History tells us that prehispanic Pangasinan was the center of trade for East Asia. When the Spaniards occupied the Philippines, they made Dagupan and Lingayen the centers of Spanish governance and culture in Northern Luzon. This paved the way for economic prosperity and for Pangasinenses to pursue liberal studies in Manila and in foreign countries.
The building of the Ferrocaril de Manila-Dagupan in 1891 by the Manila Railway Company hastened the transportation of goods and people from Manila and vice versa which bolstered Pangasinan’s economic growth.

Dagupan became a city on June 20, 1947 by virtue of Republic Act No. 170, known as the City Charter of Dagupan, which was authored by the renowned Pangasinense, Speaker Eugenio Perez, who served as the last Speaker of Commonwealth and the first Speaker of the Republic.

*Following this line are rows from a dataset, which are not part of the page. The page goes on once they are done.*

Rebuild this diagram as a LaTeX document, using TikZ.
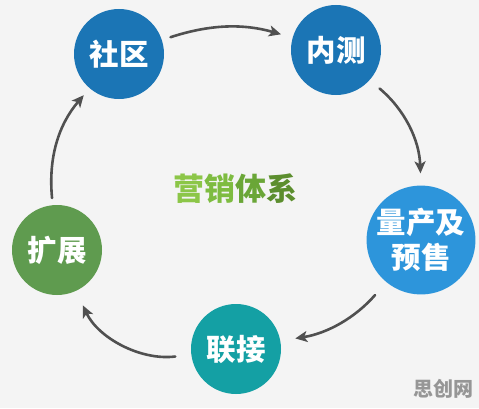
\documentclass[tikz,border=0pt]{standalone}
\usepackage{fontspec}
\newfontfamily\cjk{Noto Sans CJK SC}
\usetikzlibrary{arrows.meta}

\definecolor{paper}{RGB}{244,244,244}
\definecolor{darkblue}{RGB}{27,117,181}
\definecolor{lightblue}{RGB}{45,149,219}
\definecolor{leaf}{RGB}{95,155,79}
\definecolor{teal}{RGB}{20,160,164}
\definecolor{arrowgray}{RGB}{80,80,80}
\definecolor{markgray}{RGB}{150,150,150}

\begin{document}
\begin{tikzpicture}[x=1pt, y=1pt,
    stage/.style={circle, minimum size=90pt, inner sep=0pt, text=white,
        font=\cjk\bfseries\fontsize{29.5}{35}\selectfont, align=center},
    flow/.style={line width=2.6pt, draw=arrowgray, line cap=round,
        -{Stealth[length=12pt, width=11pt, inset=3pt]}}]

    % background
    \fill[paper] (0,0) rectangle (479,408);
    \useasboundingbox (0,0) rectangle (479,408);

    % the five stages
    \node[stage, fill=darkblue]  (shequ)   at (119,354) {社区};
    \node[stage, fill=darkblue]  (neice)   at (336,358) {内测};
    \node[stage, fill=lightblue] (liangchan) at (421,168) {量产及\\预售};
    \node[stage, fill=teal]      (lianjie) at (236,59)  {联接};
    \node[stage, fill=leaf]      (kuozhan) at (57,158)  {扩展};

    % cycle
    \draw[flow, shorten <=9pt, shorten >=12pt] (shequ) to[bend left=17] (neice);
    \draw[flow, shorten <=13pt, shorten >=12pt] (neice) to[bend left=24] (liangchan);
    \draw[flow, shorten <=17pt, shorten >=15pt] (liangchan) to[bend left=20] (lianjie);
    \draw[flow, shorten <=16pt, shorten >=16pt] (lianjie) to[bend left=36] (kuozhan);
    \draw[flow, shorten <=7pt, shorten >=9pt] (kuozhan) to[bend left=23] (shequ);

    \node[font=\cjk\bfseries\fontsize{31}{36}\selectfont] (title) at (235,219)
        {\textcolor[RGB]{140,198,72}{营}\textcolor[RGB]{126,188,64}{销}\textcolor[RGB]{106,166,55}{体}\textcolor[RGB]{92,142,46}{系}};

    \node[font=\cjk\bfseries\fontsize{20}{24}\selectfont, text=markgray] (mark) at (443,19) {思创网};
\end{tikzpicture}
\end{document}
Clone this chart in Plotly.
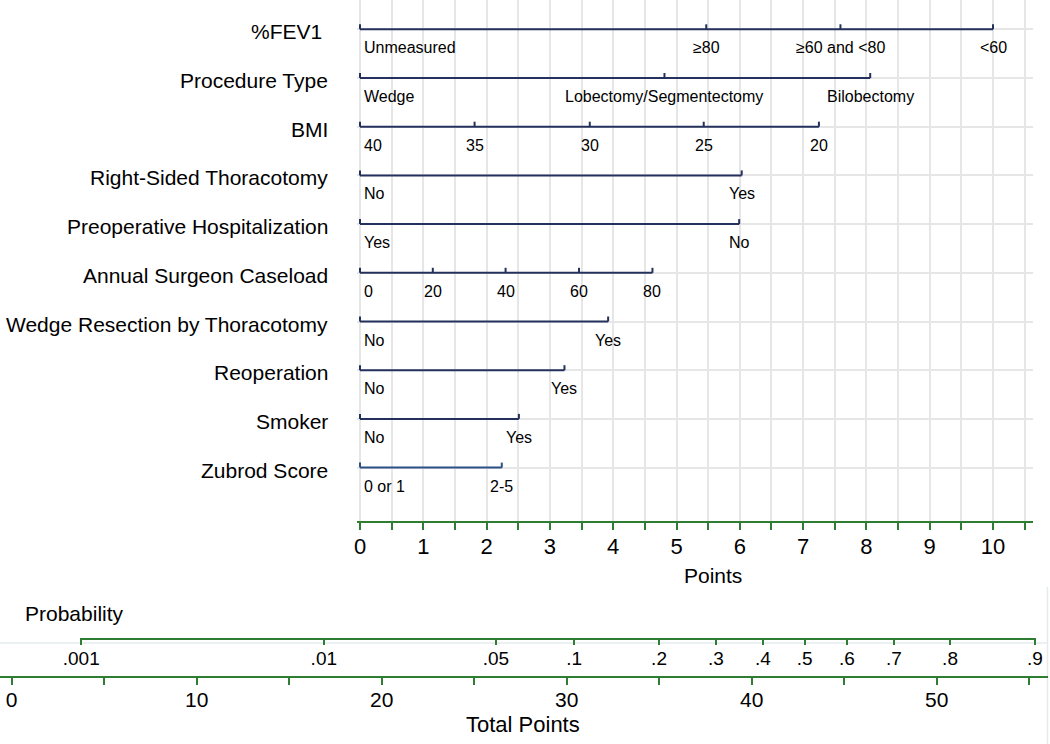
import plotly.graph_objects as go

# ---------------- data ----------------
row_names = ["%FEV1\u00a0", "Procedure Type", "BMI", "Right-Sided Thoracotomy",
             "Preoperative Hospitalization", "Annual Surgeon Caseload",
             "Wedge Resection by Thoracotomy", "Reoperation", "Smoker", "Zubrod Score"]

fev1_labels = ["Unmeasured", "\u226580", "\u226560 and <80", "<60"]
fev1_points = [0, 5.47, 7.59, 10.0]
proc_labels = ["Wedge", "Lobectomy/Segmentectomy", "Bilobectomy"]
proc_points = [0, 4.81, 8.06]
bmi_labels = ["40", "35", "30", "25", "20"]
bmi_points = [0, 1.81, 3.63, 5.43, 7.25]
rst_labels = ["No", "Yes"]
rst_points = [0, 6.03]
preop_labels = ["Yes", "No"]
preop_points = [0, 5.99]
caseload_labels = ["0", "20", "40", "60", "80"]
caseload_points = [0, 1.15, 2.30, 3.46, 4.62]
wedge_labels = ["No", "Yes"]
wedge_points = [0, 3.92]
reop_labels = ["No", "Yes"]
reop_points = [0, 3.23]
smoker_labels = ["No", "Yes"]
smoker_points = [0, 2.51]
zubrod_labels = ["0 or 1", "2-5"]
zubrod_points = [0, 2.24]

point_ticks = [i * 0.5 for i in range(22)]           # 0 .. 10.5
point_ticklabels = [str(int(v)) if v == int(v) else "" for v in point_ticks]

total_ticks = list(range(0, 60, 5))                   # 0 .. 55
total_ticklabels = [str(v) if v % 10 == 0 else "" for v in total_ticks]

prob_labels = [".001", ".01", ".05", ".1", ".2", ".3", ".4", ".5", ".6", ".7", ".8", ".9"]
prob_positions = [3.76, 16.87, 26.17, 30.40, 34.99, 38.07, 40.60, 42.86, 45.15, 47.69, 50.72, 55.31]

scales = [
    (fev1_labels, fev1_points), (proc_labels, proc_points), (bmi_labels, bmi_points),
    (rst_labels, rst_points), (preop_labels, preop_points), (caseload_labels, caseload_points),
    (wedge_labels, wedge_points), (reop_labels, reop_points), (smoker_labels, smoker_points),
    (zubrod_labels, zubrod_points),
]

# ---------------- style / layout ----------------
W, H = 1050, 744
FONT = "Liberation Sans, Arial, Helvetica, sans-serif"
NAVY = "#24315c"
ZUB = "#2b4f86"
GREEN = "#2e7d32"
GRID = "#e6e6e6"
ROW0, ROWSTEP = 29.3, 48.7          # pixel y of first row and spacing
PAX_Y = 521                          # points axis line (px)
PX_PER_PT = 63.3
X0_PX = 360
TP_X0, TP_PX = 11.7, 18.5
TP_Y, PR_Y = 676, 637.7
TICK_UP = 5 / ROWSTEP

fig = go.Figure()
annotations = []

for r, (labels, pts) in enumerate(scales):
    xs = [pts[0], pts[-1], None]
    ys = [r, r, None]
    for p in pts:
        xs += [p, p, None]
        ys += [r, r - TICK_UP, None]
    fig.add_trace(go.Scatter(x=xs, y=ys, mode="lines", xaxis="x", yaxis="y",
                             line=dict(color=ZUB if r == 9 else NAVY, width=2),
                             hoverinfo="skip", showlegend=False))
    for i, (lab, p) in enumerate(zip(labels, pts)):
        annotations.append(dict(
            x=p, y=r + 18.5 / ROWSTEP, xref="x", yref="y", text=lab, showarrow=False,
            xanchor="left" if i == 0 else "center", yanchor="middle",
            xshift=2 if i == 0 else 0, font=dict(size=16, color="black", family=FONT)))
    annotations.append(dict(
        x=330 / W, y=r + 2.5 / ROWSTEP, xref="paper", yref="y", text=row_names[r],
        showarrow=False, xanchor="right", yanchor="middle",
        font=dict(size=21, color="black", family=FONT)))

# hidden traces so the bottom scales render
fig.add_trace(go.Scatter(x=total_ticks, y=[0.5] * len(total_ticks), xaxis="x2", yaxis="y2",
                         mode="markers", marker=dict(opacity=0), hoverinfo="skip", showlegend=False))
fig.add_trace(go.Scatter(x=prob_positions, y=[0.5] * len(prob_positions), xaxis="x3", yaxis="y3",
                         mode="markers", marker=dict(opacity=0), hoverinfo="skip", showlegend=False))

annotations += [
    dict(x=713 / W, y=1 - 575 / H, xref="paper", yref="paper", text="Points", showarrow=False,
         xanchor="center", yanchor="middle", font=dict(size=21, color="black", family=FONT)),
    dict(x=23 / W, y=1 - 613 / H, xref="paper", yref="paper", text="Probability", showarrow=False,
         xanchor="left", yanchor="middle", font=dict(size=21, color="black", family=FONT)),
    dict(x=523 / W, y=1 - 724 / H, xref="paper", yref="paper", text="Total Points", showarrow=False,
         xanchor="center", yanchor="middle", font=dict(size=22, color="black", family=FONT)),
]

px_left = 357
x_lo = (px_left - X0_PX) / PX_PER_PT
x_hi = (1033 - X0_PX) / PX_PER_PT
y_top = -ROW0 / ROWSTEP
y_bot = (PAX_Y - ROW0) / ROWSTEP

tp_lo = (0 - TP_X0) / TP_PX
tp_hi = (1048 - TP_X0) / TP_PX
pr_lo, pr_hi = 3.70, 55.37
pr_dom = [(TP_X0 + pr_lo * TP_PX) / W, (TP_X0 + pr_hi * TP_PX) / W]

fig.update_layout(
    template="none",
    width=W, height=H, margin=dict(l=0, r=0, t=0, b=0, pad=0, autoexpand=False),
    paper_bgcolor="white", plot_bgcolor="rgba(0,0,0,0)",
    font=dict(family=FONT, color="black"),
    showlegend=False,
    xaxis=dict(domain=[px_left / W, 1033 / W], range=[x_lo, x_hi], anchor="y", automargin=False,
               tickmode="array", tickvals=point_ticks, ticktext=point_ticklabels,
               ticks="outside", ticklen=7, tickwidth=1.5, tickcolor=GREEN,
               ticklabelstandoff=-2,
               showline=True, linecolor=GREEN, linewidth=2,
               showgrid=True, gridcolor=GRID, gridwidth=2, zeroline=False,
               tickfont=dict(size=22, color="black", family=FONT), fixedrange=True),
    yaxis=dict(domain=[1 - PAX_Y / H, 1], range=[y_bot, y_top], anchor="x", automargin=False,
               tickmode="array", tickvals=list(range(10)), showticklabels=False, ticks="",
               showgrid=True, gridcolor=GRID, gridwidth=2, zeroline=False, showline=False,
               fixedrange=True),
    xaxis2=dict(domain=[0, 1048 / W], range=[tp_lo, tp_hi], anchor="y2", automargin=False,
                tickmode="array", tickvals=total_ticks, ticktext=total_ticklabels,
                ticks="outside", ticklen=7, tickwidth=1.5, tickcolor=GREEN,
                ticklabelstandoff=-3,
                showline=True, linecolor=GREEN, linewidth=2, showgrid=False, zeroline=False,
                tickfont=dict(size=21, color="black", family=FONT), fixedrange=True),
    yaxis2=dict(domain=[1 - TP_Y / H, 1 - TP_Y / H + 0.02], range=[0, 1], anchor="x2",
                automargin=False, visible=False, fixedrange=True),
    xaxis3=dict(domain=pr_dom, range=[pr_lo, pr_hi], anchor="y3", automargin=False,
                tickmode="array", tickvals=prob_positions, ticktext=prob_labels,
                ticks="outside", ticklen=5, tickwidth=1.5, tickcolor=GREEN,
                ticklabelstandoff=-3,
                showline=True, linecolor=GREEN, linewidth=2, showgrid=False, zeroline=False,
                tickfont=dict(size=19, color="black", family=FONT), fixedrange=True),
    yaxis3=dict(domain=[1 - PR_Y / H, 1 - PR_Y / H + 0.02], range=[0, 1], anchor="x3",
                automargin=False, visible=False, fixedrange=True),
    annotations=annotations,
    shapes=[
        dict(type="line", xref="paper", yref="paper", x0=1047.5 / W, x1=1047.5 / W,
             y0=0, y1=1 - 587 / H, line=dict(color="#e4ebef", width=1.5), layer="below"),
        dict(type="line", xref="paper", yref="paper", x0=0, x1=1048 / W,
             y0=1 - 643 / H, y1=1 - 643 / H, line=dict(color="#e4ebef", width=1.5), layer="below"),
    ],
)

fig.write_html("out.html", config={"displayModeBar": False},
               post_script="document.body.style.margin='0';document.body.style.overflow='hidden';")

Dagupan is where National Artist Victorio C. Edades was born – in Barrio Bolosan. He was known as the “Father of Modern Art in the Philippines.” Our son, Congressman Christopher de Venecia of the fourth district of Pangasinan, authored the law establishing the Edades and Bernal Museum in Dagupan, as a way of honoring Edades and another National Artist from Pangasinan, Salvador Bernal, who was acknowledged as the “Father of Theatre Design in the Philippines.”

Dagupan is also home to the now famous “MacArthur House,” the Home Economics building in the West Central Elementary School which General Douglas MacArthur used as a military outpost in Northern Luzon during World War II.

We are proud that it was also our son, Congressman Christopher, who pushed for the restoration of the “MacArthur House” and its transformation into a tourist destination and a heritage site.

As we wrote in this column much earlier, we actually saw General MacArthur in the Home Economics of the West Central Elementary School, formerly the Dagupan Elementary School, where we studied. We were then nine years old.

Our grandfather, Guillermo de Venecia, served as mayor of Dagupan in the early 1900s.